• _Given task_: Leave out the pictures and copy everything else below exactly.

• _Recorded information_:
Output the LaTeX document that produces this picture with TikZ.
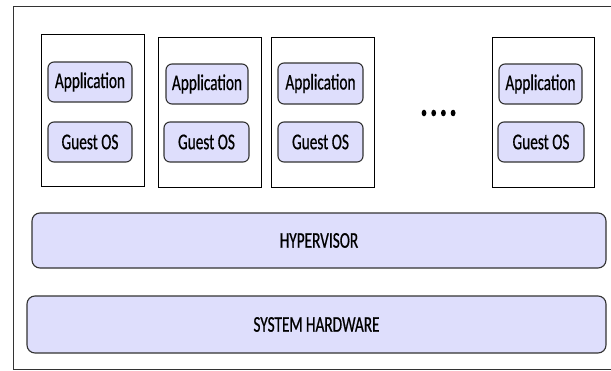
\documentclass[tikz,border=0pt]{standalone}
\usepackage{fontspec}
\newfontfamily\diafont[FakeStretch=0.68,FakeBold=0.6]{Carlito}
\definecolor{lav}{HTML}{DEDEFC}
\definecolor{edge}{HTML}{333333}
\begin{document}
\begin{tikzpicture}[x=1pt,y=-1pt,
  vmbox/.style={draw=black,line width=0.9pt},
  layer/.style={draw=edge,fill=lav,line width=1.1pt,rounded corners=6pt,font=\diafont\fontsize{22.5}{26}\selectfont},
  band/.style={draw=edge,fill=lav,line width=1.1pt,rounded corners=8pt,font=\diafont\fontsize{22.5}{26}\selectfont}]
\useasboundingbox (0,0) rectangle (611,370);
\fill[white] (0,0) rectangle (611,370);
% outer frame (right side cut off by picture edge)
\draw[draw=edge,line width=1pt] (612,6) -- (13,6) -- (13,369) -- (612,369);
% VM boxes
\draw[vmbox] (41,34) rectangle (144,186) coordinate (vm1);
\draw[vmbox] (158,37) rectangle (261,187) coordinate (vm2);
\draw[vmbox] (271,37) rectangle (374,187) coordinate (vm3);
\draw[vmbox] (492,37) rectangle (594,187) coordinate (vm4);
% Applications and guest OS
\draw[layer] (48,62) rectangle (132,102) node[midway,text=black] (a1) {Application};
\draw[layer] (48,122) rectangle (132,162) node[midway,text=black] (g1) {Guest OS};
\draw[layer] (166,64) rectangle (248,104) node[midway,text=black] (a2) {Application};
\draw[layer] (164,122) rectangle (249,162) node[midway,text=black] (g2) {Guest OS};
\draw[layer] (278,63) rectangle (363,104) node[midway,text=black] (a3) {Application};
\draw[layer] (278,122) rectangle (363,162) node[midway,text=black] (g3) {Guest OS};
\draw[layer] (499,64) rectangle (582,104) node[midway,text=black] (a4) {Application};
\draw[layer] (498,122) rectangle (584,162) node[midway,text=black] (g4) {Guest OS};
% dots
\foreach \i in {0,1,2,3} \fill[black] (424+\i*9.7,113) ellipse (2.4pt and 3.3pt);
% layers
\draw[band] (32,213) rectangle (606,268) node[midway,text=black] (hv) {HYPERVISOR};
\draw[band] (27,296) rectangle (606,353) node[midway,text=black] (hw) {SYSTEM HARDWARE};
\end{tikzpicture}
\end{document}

• _Result of the task_:
Output the LaTeX document that produces this picture with TikZ.
\documentclass[tikz,border=0pt]{standalone}
\usepackage{fontspec}
\newfontfamily\diafont[FakeStretch=0.68,FakeBold=0.6]{Carlito}
\definecolor{lav}{HTML}{DEDEFC}
\definecolor{edge}{HTML}{333333}
\begin{document}
\begin{tikzpicture}[x=1pt,y=-1pt,
  vmbox/.style={draw=black,line width=0.9pt},
  layer/.style={draw=edge,fill=lav,line width=1.1pt,rounded corners=6pt,font=\diafont\fontsize{22.5}{26}\selectfont},
  band/.style={draw=edge,fill=lav,line width=1.1pt,rounded corners=8pt,font=\diafont\fontsize{22.5}{26}\selectfont}]
\useasboundingbox (0,0) rectangle (611,370);
\fill[white] (0,0) rectangle (611,370);
% outer frame (right side cut off by picture edge)
\draw[draw=edge,line width=1pt] (612,6) -- (13,6) -- (13,369) -- (612,369);
% VM boxes
\draw[vmbox] (41,34) rectangle (144,186) coordinate (vm1);
\draw[vmbox] (158,37) rectangle (261,187) coordinate (vm2);
\draw[vmbox] (271,37) rectangle (374,187) coordinate (vm3);
\draw[vmbox] (492,37) rectangle (594,187) coordinate (vm4);
% Applications and guest OS
\draw[layer] (48,62) rectangle (132,102) node[midway,text=black] (a1) {Application};
\draw[layer] (48,122) rectangle (132,162) node[midway,text=black] (g1) {Guest OS};
\draw[layer] (166,64) rectangle (248,104) node[midway,text=black] (a2) {Application};
\draw[layer] (164,122) rectangle (249,162) node[midway,text=black] (g2) {Guest OS};
\draw[layer] (278,63) rectangle (363,104) node[midway,text=black] (a3) {Application};
\draw[layer] (278,122) rectangle (363,162) node[midway,text=black] (g3) {Guest OS};
\draw[layer] (499,64) rectangle (582,104) node[midway,text=black] (a4) {Application};
\draw[layer] (498,122) rectangle (584,162) node[midway,text=black] (g4) {Guest OS};
% dots
\foreach \i in {0,1,2,3} \fill[black] (424+\i*9.7,113) ellipse (2.4pt and 3.3pt);
% layers
\draw[band] (32,213) rectangle (606,268) node[midway,text=black] (hv) {HYPERVISOR};
\draw[band] (27,296) rectangle (606,353) node[midway,text=black] (hw) {SYSTEM HARDWARE};
\end{tikzpicture}
\end{document}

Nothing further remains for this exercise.